Exportations en hausse
Ce vent favorable a permis à la SNIM de jouer à fond la carte de la production pour vendre plus et à prix raisonnable. La société a pu dépasser, certes légèrement, la production de 12 millions de tonnes, en 2019, mais si la tendance des prix se maintient, avec une offre d’environ 100 USD la tonne de minerai de fer, et un carburant presque donné, affichant des records historiques à la baisse (une chute de plus de 75 % depuis le début de l’année 2020), son bilan pourrait encore être meilleur fin 2020.
Les exportations du minerai de fer qui s’élèvent à 8 048 millions MRU sur le deuxième trimestre 2020, enregistrent une légère baisse (-1 %) par rapport au trimestre précédent.

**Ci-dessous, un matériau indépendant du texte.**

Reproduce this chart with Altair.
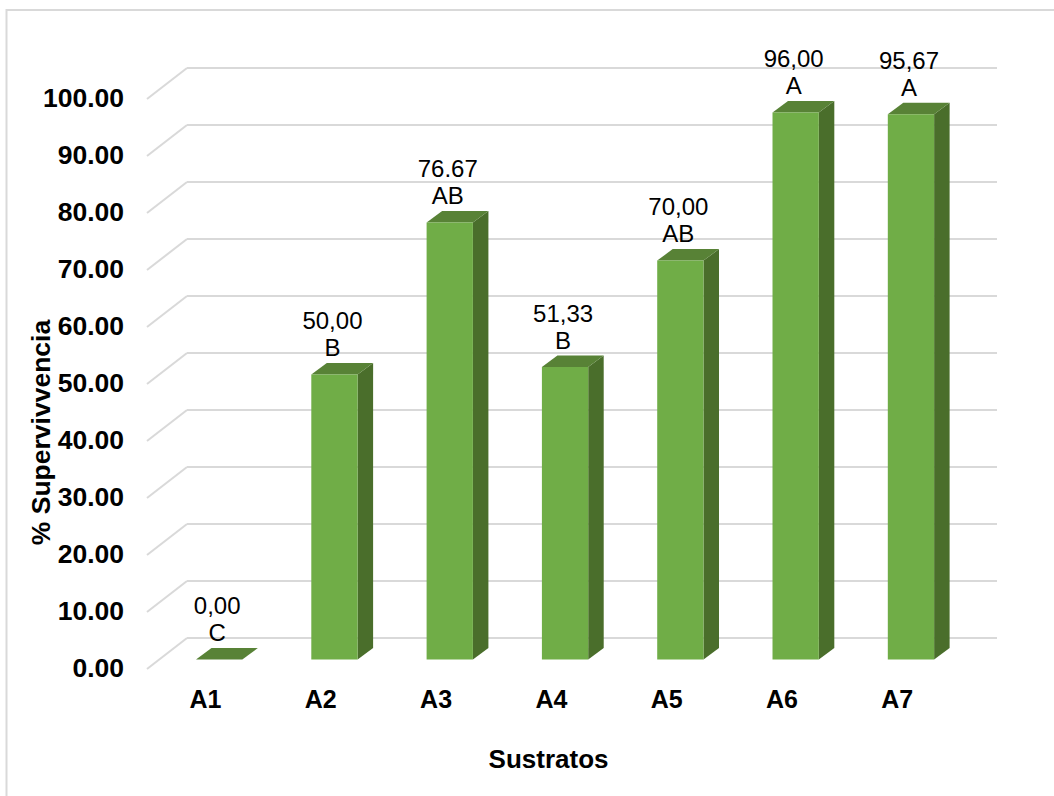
import altair as alt
import pandas as pd

# Survival per substrate, with the printed value text and the grouping letter
categories = ["A1", "A2", "A3", "A4", "A5", "A6", "A7"]
values = [0.00, 50.00, 76.67, 51.33, 70.00, 96.00, 95.67]
value_text = ["0,00", "50,00", "76.67", "51,33", "70,00", "96,00", "95,67"]
letters = ["C", "B", "AB", "B", "AB", "A", "A"]
y_ticks = list(range(0, 101, 10))

# Pseudo-3D geometry, in data units
WALL_DX, WALL_DY = 0.347, 5.44
BAR_LEFT, BAR_W = -0.078, 0.4016
BAR_DX, BAR_DY, BAR_BASE = 0.1344, 2.02, 1.65
X_MIN, X_MAX = -0.503, 6.869
Y_MAX = 105.44

GRID = "#D9D9D9"
FRONT, TOP, SIDE = "#70AD47", "#588236", "#4A6E2B"
FONT = "Liberation Sans"

x_scale = alt.Scale(domain=[X_MIN, X_MAX], nice=False, zero=False)
y_scale = alt.Scale(domain=[0, Y_MAX], nice=False, zero=False)

# Back-wall lines and the diagonal floor/wall joins
grid_rows, join_rows = [], []
for t in y_ticks:
    grid_rows += [{"t": t, "x": X_MIN + WALL_DX, "y": t + WALL_DY},
                  {"t": t, "x": X_MAX, "y": t + WALL_DY}]
    join_rows += [{"t": t, "x": X_MIN, "y": t},
                  {"t": t, "x": X_MIN + WALL_DX, "y": t + WALL_DY}]

front_rows, side_rows, top_rows, label_rows = [], [], [], []
for i, (c, v, vt, le) in enumerate(zip(categories, values, value_text, letters)):
    left = i + BAR_LEFT
    right = left + BAR_W
    top = v + BAR_BASE
    front_rows.append({"c": c, "x": left, "x2": right, "y": BAR_BASE, "y2": top})
    side_rows += [
        {"c": c, "x": right, "y": top, "y2": BAR_BASE},
        {"c": c, "x": right + BAR_DX, "y": top + BAR_DY, "y2": BAR_BASE + BAR_DY},
    ]
    top_rows += [
        {"c": c, "y": top, "x": left, "x2": right},
        {"c": c, "y": top + BAR_DY, "x": left + BAR_DX, "x2": right + BAR_DX},
    ]
    label_rows.append({"x": left + BAR_W / 2, "y": top + BAR_DY,
                       "value": vt, "letter": le})

x_axis = alt.Axis(
    values=list(range(len(categories))),
    labelExpr="'A' + (datum.value + 1)",
    title="Sustratos",
    titleFont=FONT, titleFontSize=26, titleFontWeight="bold", titleColor="black",
    titleX=401, titleY=90, titleBaseline="middle", titleAlign="center",
    labelFont=FONT, labelFontSize=25, labelFontWeight="bold", labelColor="black",
    labelPadding=18, labelFlush=False, labelOverlap=False,
    domain=False, ticks=False, grid=False,
)
y_axis = alt.Axis(
    values=y_ticks, format=".2f",
    title="% Supervivvencia",
    titleFont=FONT, titleFontSize=26.5, titleFontWeight="bold", titleColor="black",
    titleX=-106, titleY=364, titleBaseline="middle", titleAlign="center", titleAngle=270,
    labelFont=FONT, labelFontSize=26.5, labelFontWeight="bold", labelColor="black",
    labelPadding=23.5, labelOffset=-0.5, labelFlush=False, labelOverlap=False,
    domain=False, ticks=False, grid=False,
)

# Every layer shares one position definition, so one set of axes is drawn
pos_x = alt.X("x:Q", scale=x_scale, axis=x_axis)
pos_y = alt.Y("y:Q", scale=y_scale, axis=y_axis)

# Chart border: its right and bottom sides run past the page edge
frame = alt.Chart(pd.DataFrame({"k": [0]})).mark_rect(
    fill="transparent", stroke=GRID, strokeWidth=2, clip=False
).encode(x=alt.value(-140.5), x2=alt.value(925), y=alt.value(-58), y2=alt.value(750))

grid = alt.Chart(pd.DataFrame(grid_rows)).mark_line(color=GRID, strokeWidth=2).encode(
    x=pos_x, y=pos_y, detail="t:N")
joins = alt.Chart(pd.DataFrame(join_rows)).mark_line(color=GRID, strokeWidth=2).encode(
    x=pos_x, y=pos_y, detail="t:N")

fronts = alt.Chart(pd.DataFrame(front_rows)).mark_rect(color=FRONT).encode(
    x=pos_x, x2="x2:Q", y=pos_y, y2="y2:Q")
sides = alt.Chart(pd.DataFrame(side_rows)).mark_area(color=SIDE, orient="vertical").encode(
    x=pos_x, y=pos_y, y2="y2:Q", detail="c:N")
tops = alt.Chart(pd.DataFrame(top_rows)).mark_area(color=TOP, orient="horizontal").encode(
    y=pos_y, x=pos_x, x2="x2:Q", detail="c:N")

labels = alt.Chart(pd.DataFrame(label_rows))
value_labels = labels.mark_text(font=FONT, fontSize=24, color="black", dx=-2, dy=-41, baseline="middle").encode(
    x=pos_x, y=pos_y, text="value:N")
letter_labels = labels.mark_text(font=FONT, fontSize=24, color="black", dx=-2, dy=-14, baseline="middle").encode(
    x=pos_x, y=pos_y, text="letter:N")

chart = alt.layer(
    frame, grid, joins, sides, tops, fronts, value_labels, letter_labels
).properties(
    width=850, height=601,
    padding={"left": 147, "top": 68, "right": 57, "bottom": 127},
    autosize=alt.AutoSizeParams(type="none"),
    background="white",
).configure_view(stroke=None)

chart.save("out.html", embed_options={"renderer": "svg", "actions": False})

L’effet sans doute de la pandémie du Coronavirus mais l’impact sur le bilan général de l’année 2020 est atténué par la bonne tenue des prix du fer durant les trois premiers trimestres : En comparaison à leur valeur il y a un an, les ventes ont augmenté de plus de 50%. Les principales destinations du fer mauritanien sont la Chine (59 %), la Suisse (13 %), l’Italie (9 %) et l’Australie (8 %). En quantité, les exportations du minerai de fer qui ont dépassé 3 millions de tonnes sont en baisse de 6,8 % d’un trimestre à l’autre.
Deuxième employeur du pays, après l’État, avec environ 5000 et 15 % du PIB de la Mauritanie, la SNIM est un maillon essentiel de l’économie mauritanienne. Ses produits sont présents sur le marché depuis 50 ans en font le second producteur africain de minerai de fer avec une capacité annuelle de 12 millions de tonnes. La SNIM offre à ses clients des fines naturellement riches (65% Fe), des concentrés très riches (66% Fe) et des calibrés siliceux (52% Fe).
Le gouvernement possède actuellement 78 % de la SNIM et le reste appartient à cinq organisations financières et minières arabes (dont le FADES et la BID) qui continuent à exploiter les mines de minerais de fer de Zouerate.